WHAT YOU HAVE TO DO:
All the data must come back unchanged, except that pictures are left out.

╭──

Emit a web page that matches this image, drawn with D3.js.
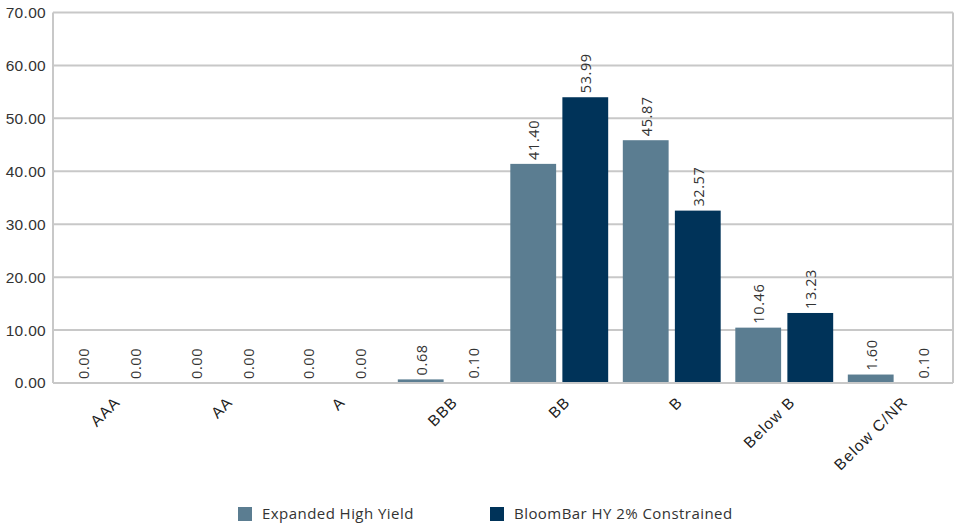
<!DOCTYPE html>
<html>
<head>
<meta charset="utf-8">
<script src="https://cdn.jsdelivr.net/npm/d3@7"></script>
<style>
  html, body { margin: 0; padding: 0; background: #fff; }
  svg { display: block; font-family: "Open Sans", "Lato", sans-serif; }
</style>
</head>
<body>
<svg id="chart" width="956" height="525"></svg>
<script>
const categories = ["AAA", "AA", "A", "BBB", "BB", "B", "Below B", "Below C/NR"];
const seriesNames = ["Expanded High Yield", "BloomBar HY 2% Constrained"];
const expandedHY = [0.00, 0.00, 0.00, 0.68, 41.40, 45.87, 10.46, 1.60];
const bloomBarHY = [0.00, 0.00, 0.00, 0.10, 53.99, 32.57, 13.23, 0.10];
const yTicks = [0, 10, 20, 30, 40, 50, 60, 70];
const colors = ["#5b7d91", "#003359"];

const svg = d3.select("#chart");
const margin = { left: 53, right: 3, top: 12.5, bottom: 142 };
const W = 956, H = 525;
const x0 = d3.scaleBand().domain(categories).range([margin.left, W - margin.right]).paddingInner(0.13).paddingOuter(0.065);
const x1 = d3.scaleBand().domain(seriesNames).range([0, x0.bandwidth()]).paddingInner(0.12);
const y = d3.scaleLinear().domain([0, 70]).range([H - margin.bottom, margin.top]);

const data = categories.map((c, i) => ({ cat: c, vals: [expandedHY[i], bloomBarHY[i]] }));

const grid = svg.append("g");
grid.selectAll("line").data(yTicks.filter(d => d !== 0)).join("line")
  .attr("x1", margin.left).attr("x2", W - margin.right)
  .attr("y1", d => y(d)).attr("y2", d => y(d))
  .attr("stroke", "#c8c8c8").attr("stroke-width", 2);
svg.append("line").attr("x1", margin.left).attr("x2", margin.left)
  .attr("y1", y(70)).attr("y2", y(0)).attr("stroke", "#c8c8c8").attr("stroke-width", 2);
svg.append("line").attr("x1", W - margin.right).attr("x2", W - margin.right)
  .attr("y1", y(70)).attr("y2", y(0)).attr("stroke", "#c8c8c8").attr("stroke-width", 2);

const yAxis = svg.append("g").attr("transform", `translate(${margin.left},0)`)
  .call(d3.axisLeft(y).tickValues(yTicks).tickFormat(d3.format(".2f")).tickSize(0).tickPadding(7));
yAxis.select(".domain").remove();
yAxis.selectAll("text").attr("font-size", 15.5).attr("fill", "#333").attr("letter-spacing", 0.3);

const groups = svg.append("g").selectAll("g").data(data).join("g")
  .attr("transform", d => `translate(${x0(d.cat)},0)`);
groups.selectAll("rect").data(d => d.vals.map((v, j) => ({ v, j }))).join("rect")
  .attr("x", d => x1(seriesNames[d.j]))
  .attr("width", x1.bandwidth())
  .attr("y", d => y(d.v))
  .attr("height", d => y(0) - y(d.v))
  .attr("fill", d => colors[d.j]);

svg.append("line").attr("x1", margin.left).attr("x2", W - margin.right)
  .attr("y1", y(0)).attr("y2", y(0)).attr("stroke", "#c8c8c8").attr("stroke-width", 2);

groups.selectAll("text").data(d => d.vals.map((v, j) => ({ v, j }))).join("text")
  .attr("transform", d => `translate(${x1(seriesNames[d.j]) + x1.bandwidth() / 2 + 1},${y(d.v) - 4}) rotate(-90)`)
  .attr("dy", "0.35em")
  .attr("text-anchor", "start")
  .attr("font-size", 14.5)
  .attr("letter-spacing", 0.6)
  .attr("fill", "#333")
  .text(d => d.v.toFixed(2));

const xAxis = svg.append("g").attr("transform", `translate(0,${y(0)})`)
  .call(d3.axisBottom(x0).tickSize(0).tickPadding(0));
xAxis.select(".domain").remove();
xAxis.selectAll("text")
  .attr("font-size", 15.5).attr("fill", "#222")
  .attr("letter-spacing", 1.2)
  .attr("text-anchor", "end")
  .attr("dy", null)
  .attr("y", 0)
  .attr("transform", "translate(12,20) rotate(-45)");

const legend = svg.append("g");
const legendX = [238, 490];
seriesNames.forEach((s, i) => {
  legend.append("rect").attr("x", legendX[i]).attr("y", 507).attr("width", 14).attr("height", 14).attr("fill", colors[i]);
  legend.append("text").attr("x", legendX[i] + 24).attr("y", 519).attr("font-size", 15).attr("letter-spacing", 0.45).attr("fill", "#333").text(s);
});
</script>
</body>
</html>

╰──

RESPONSE:
Emit a web page that matches this image, drawn with D3.js.
<!DOCTYPE html>
<html>
<head>
<meta charset="utf-8">
<script src="https://cdn.jsdelivr.net/npm/d3@7"></script>
<style>
  html, body { margin: 0; padding: 0; background: #fff; }
  svg { display: block; font-family: "Open Sans", "Lato", sans-serif; }
</style>
</head>
<body>
<svg id="chart" width="956" height="525"></svg>
<script>
const categories = ["AAA", "AA", "A", "BBB", "BB", "B", "Below B", "Below C/NR"];
const seriesNames = ["Expanded High Yield", "BloomBar HY 2% Constrained"];
const expandedHY = [0.00, 0.00, 0.00, 0.68, 41.40, 45.87, 10.46, 1.60];
const bloomBarHY = [0.00, 0.00, 0.00, 0.10, 53.99, 32.57, 13.23, 0.10];
const yTicks = [0, 10, 20, 30, 40, 50, 60, 70];
const colors = ["#5b7d91", "#003359"];

const svg = d3.select("#chart");
const margin = { left: 53, right: 3, top: 12.5, bottom: 142 };
const W = 956, H = 525;
const x0 = d3.scaleBand().domain(categories).range([margin.left, W - margin.right]).paddingInner(0.13).paddingOuter(0.065);
const x1 = d3.scaleBand().domain(seriesNames).range([0, x0.bandwidth()]).paddingInner(0.12);
const y = d3.scaleLinear().domain([0, 70]).range([H - margin.bottom, margin.top]);

const data = categories.map((c, i) => ({ cat: c, vals: [expandedHY[i], bloomBarHY[i]] }));

const grid = svg.append("g");
grid.selectAll("line").data(yTicks.filter(d => d !== 0)).join("line")
  .attr("x1", margin.left).attr("x2", W - margin.right)
  .attr("y1", d => y(d)).attr("y2", d => y(d))
  .attr("stroke", "#c8c8c8").attr("stroke-width", 2);
svg.append("line").attr("x1", margin.left).attr("x2", margin.left)
  .attr("y1", y(70)).attr("y2", y(0)).attr("stroke", "#c8c8c8").attr("stroke-width", 2);
svg.append("line").attr("x1", W - margin.right).attr("x2", W - margin.right)
  .attr("y1", y(70)).attr("y2", y(0)).attr("stroke", "#c8c8c8").attr("stroke-width", 2);

const yAxis = svg.append("g").attr("transform", `translate(${margin.left},0)`)
  .call(d3.axisLeft(y).tickValues(yTicks).tickFormat(d3.format(".2f")).tickSize(0).tickPadding(7));
yAxis.select(".domain").remove();
yAxis.selectAll("text").attr("font-size", 15.5).attr("fill", "#333").attr("letter-spacing", 0.3);

const groups = svg.append("g").selectAll("g").data(data).join("g")
  .attr("transform", d => `translate(${x0(d.cat)},0)`);
groups.selectAll("rect").data(d => d.vals.map((v, j) => ({ v, j }))).join("rect")
  .attr("x", d => x1(seriesNames[d.j]))
  .attr("width", x1.bandwidth())
  .attr("y", d => y(d.v))
  .attr("height", d => y(0) - y(d.v))
  .attr("fill", d => colors[d.j]);

svg.append("line").attr("x1", margin.left).attr("x2", W - margin.right)
  .attr("y1", y(0)).attr("y2", y(0)).attr("stroke", "#c8c8c8").attr("stroke-width", 2);

groups.selectAll("text").data(d => d.vals.map((v, j) => ({ v, j }))).join("text")
  .attr("transform", d => `translate(${x1(seriesNames[d.j]) + x1.bandwidth() / 2 + 1},${y(d.v) - 4}) rotate(-90)`)
  .attr("dy", "0.35em")
  .attr("text-anchor", "start")
  .attr("font-size", 14.5)
  .attr("letter-spacing", 0.6)
  .attr("fill", "#333")
  .text(d => d.v.toFixed(2));

const xAxis = svg.append("g").attr("transform", `translate(0,${y(0)})`)
  .call(d3.axisBottom(x0).tickSize(0).tickPadding(0));
xAxis.select(".domain").remove();
xAxis.selectAll("text")
  .attr("font-size", 15.5).attr("fill", "#222")
  .attr("letter-spacing", 1.2)
  .attr("text-anchor", "end")
  .attr("dy", null)
  .attr("y", 0)
  .attr("transform", "translate(12,20) rotate(-45)");

const legend = svg.append("g");
const legendX = [238, 490];
seriesNames.forEach((s, i) => {
  legend.append("rect").attr("x", legendX[i]).attr("y", 507).attr("width", 14).attr("height", 14).attr("fill", colors[i]);
  legend.append("text").attr("x", legendX[i] + 24).attr("y", 519).attr("font-size", 15).attr("letter-spacing", 0.45).attr("fill", "#333").text(s);
});
</script>
</body>
</html>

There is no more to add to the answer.